Underground water is used on a large scale in the areas where the rainfall is comparatively less. Underground water is used on a large scale in Punjab, Haryana, Rajasthan, Tamil Nadu, Gujarat and Uttar Pradesh whereas Andhra Pradesh, Madhya Pradesh, Maharashtra, Karnatake and Chhattisgarh are such states where inspite of less rainfall, the use of underground water is less. There is a great need to develop underground water resources here.

(iii) Atmospheric water

Evaporation and transpiration change liquid water into vapor, which ascends into the atmosphere due to rising air currents. Cooler temperatures aloft allow the vapor to condense into clouds and strong winds move the clouds around the world until the water falls as precipitation to replenish the earthbound parts of the water cycle. About 90 percent of water in the atmosphere is produced by evaporation from water bodies, while the other 10 percent comes from transpiration from plants.

(iv) Oceanic water

The Ocean plays a key role in this vital cycle of water.
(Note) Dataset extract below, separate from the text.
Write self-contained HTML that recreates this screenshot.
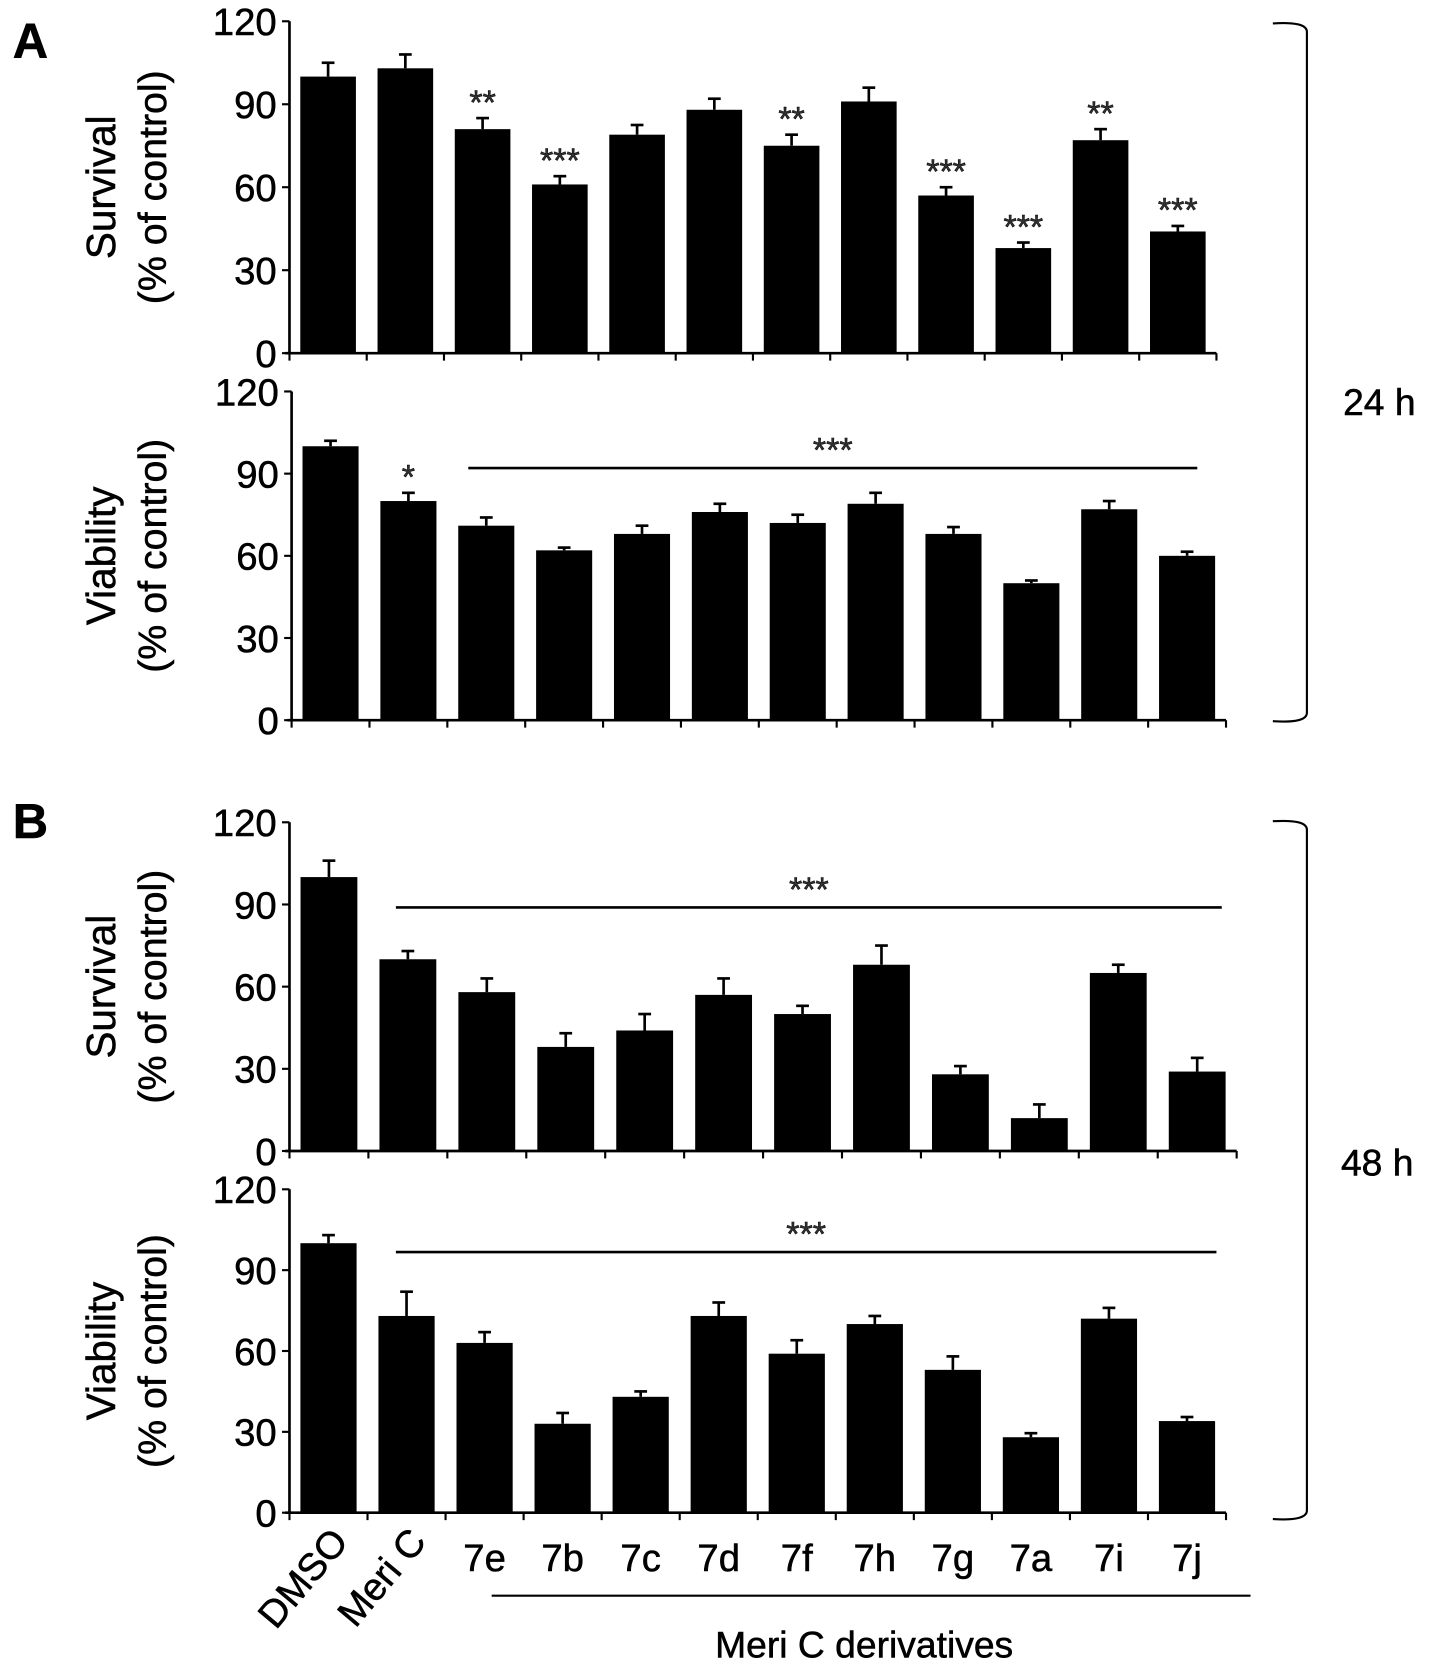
<!DOCTYPE html>
<html><head><meta charset="utf-8"><style>
html,body{margin:0;padding:0;background:#fff}
svg{display:block;font-family:"Liberation Sans",Arial,sans-serif}
svg text{stroke:#000;stroke-width:0.5px}
</style></head><body>
<svg id="fig" width="1441" height="1668" viewBox="0 0 1354 1568" preserveAspectRatio="none" xmlns="http://www.w3.org/2000/svg">
<text x="12" y="54" font-size="46" font-weight="bold">A</text>
<text x="12" y="788" font-size="46" font-weight="bold">B</text>
<path d="M1196,22 Q1228,20 1228,30 L1228,670 Q1228,680 1196,678" fill="none" stroke="#000" stroke-width="2"/>
<text x="1262" y="390" font-size="35">24 h</text>
<path d="M1196,772 Q1228,770 1228,780 L1228,1420 Q1228,1430 1196,1428" fill="none" stroke="#000" stroke-width="2"/>
<text x="1260" y="1105" font-size="35">48 h</text>
<line x1="462" y1="1500" x2="1175" y2="1500" stroke="#000" stroke-width="2"/>
<text x="812" y="1558" font-size="35" text-anchor="middle">Meri C derivatives</text>
</svg>
<script>
const categories = ["DMSO","Meri C","7e","7b","7c","7d","7f","7h","7g","7a","7i","7j"];
const yTicks = [0,30,60,90,120];
const survival24 = [100,103,81,61,79,88,75,91,57,38,77,44];
const survival24Err = [5,5,4,3,3.5,4,4,5,3,2,4,2];
const survival24Stars = ["","","**","***","","","**","","***","***","**","***"];
const viability24 = [100,80,71,62,68,76,72,79,68,50,77,60];
const viability24Err = [2,3,3,1,3,3,3,4,2.5,1,3,1.5];
const viability24Stars = ["","*","","","","","","","","","",""];
const survival48 = [100,70,58,38,44,57,50,68,28,12,65,29];
const survival48Err = [6,3,5,5,6,6,3,7,3,5,3,5];
const viability48 = [100,73,63,33,43,73,59,70,53,28,72,34];
const viability48Err = [3,9,4,4,2,5,5,3,5,1.5,4,1.5];

const svg = document.getElementById('fig');
const NS = 'http://www.w3.org/2000/svg';
function mk(tag, attrs){const e=document.createElementNS(NS,tag);for(const k in attrs)e.setAttribute(k,attrs[k]);svg.appendChild(e);return e;}

function panel(p){
  const y = v => p.y0 - (v/120)*(p.y0-p.y120);
  const band = (p.x1-p.x0)/categories.length;
  const x = i => p.x0 + band*(i+0.5);
  let e;
  e = mk('line',{x1:p.x0,y1:p.y120,x2:p.x0,y2:p.y0,stroke:'#000','stroke-width':2.5});
  
  
  e = mk('line',{x1:p.x0-4,y1:p.y0,x2:p.x1,y2:p.y0,stroke:'#000','stroke-width':2.5});
  
  
  yTicks.forEach(t=>{
    e = mk('line',{x1:p.x0-7,y1:y(t),x2:p.x0,y2:y(t),stroke:'#000','stroke-width':2});
    
    
    e = mk('text',{x:p.x0-12,y:y(t)+13,'font-size':36,'text-anchor':'end'});
    e.textContent = t;
    
    
  });
  for(let i=0;i<=categories.length;i++){
    e = mk('line',{x1:p.x0+band*i,y1:p.y0,x2:p.x0+band*i,y2:p.y0+7,stroke:'#000','stroke-width':2});
    
    
  }
  const bw = band*0.72;
  p.vals.forEach((v,i)=>{
    const top = y(v+p.err[i]);
    e = mk('line',{x1:x(i),y1:top,x2:x(i),y2:y(v),stroke:'#000','stroke-width':2.5});
    
    
    e = mk('line',{x1:x(i)-6,y1:top,x2:x(i)+6,y2:top,stroke:'#000','stroke-width':2.5});
    
    
    e = mk('rect',{x:x(i)-bw/2,y:y(v),width:bw,height:p.y0-y(v),fill:'#000'});
    
    
    if(p.stars && p.stars[i]){
      e = mk('text',{x:x(i),y:top-4,'font-size':32,'text-anchor':'middle',fill:'#333'});
      e.textContent = p.stars[i];
      
      
    }
  });
  if(p.line){
    e = mk('line',{x1:p.line[0],y1:p.line[2],x2:p.line[1],y2:p.line[2],stroke:'#000','stroke-width':2.5});
    
    
    e = mk('text',{x:(p.line[0]+p.line[1])/2,y:p.line[2]-6,'font-size':32,'text-anchor':'middle',fill:'#333'});
    e.textContent = '***';
    
    
  }
  const cy = (p.y0+p.y120)/2;
  e = mk('text',{x:0,y:0,'font-size':38,'text-anchor':'middle',transform:`translate(108,${cy}) rotate(-90)`});
  e.textContent = p.title;
  
  
  e = mk('text',{x:0,y:0,'font-size':37,'text-anchor':'middle',transform:`translate(156,${cy}) rotate(-90)`});
  e.textContent = '(% of control)';
  
  
  return x;
}
panel({id:'a-survival',x0:272,x1:1143,y120:20,y0:332,vals:survival24,err:survival24Err,stars:survival24Stars,title:'Survival'});
panel({id:'a-viability',x0:274,x1:1152,y120:368,y0:677,vals:viability24,err:viability24Err,stars:viability24Stars,line:[440,1125,440],title:'Viability'});
panel({id:'b-survival',x0:272,x1:1162,y120:773,y0:1082,vals:survival48,err:survival48Err,line:[372,1148,853],title:'Survival'});
const xb = panel({id:'b-viability',x0:272,x1:1152,y120:1118,y0:1422,vals:viability48,err:viability48Err,line:[372,1143,1177],title:'Viability'});
categories.forEach((c,i)=>{
  let e;
  if(i<2){
    e = mk('text',{x:0,y:0,'font-size':36,'text-anchor':'end',transform:`translate(${xb(i)+20},${1450}) rotate(-50)`});
  } else {
    e = mk('text',{x:xb(i),y:1477,'font-size':36,'text-anchor':'middle'});
  }
  e.textContent = c;
  
  
});
</script>
</body></html>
The ocean holds 97% of the total water on the planet; 78% of global precipitation occurs over the ocean, and it is the source of 86% of global evaporation. Besides affecting the amount of atmospheric water vapor and hence rainfall, evaporation from the sea surface is important in the movement of heat in the climate system. Water evaporates from the surface of the ocean, mostly in warm, cloud-free subtropical seas.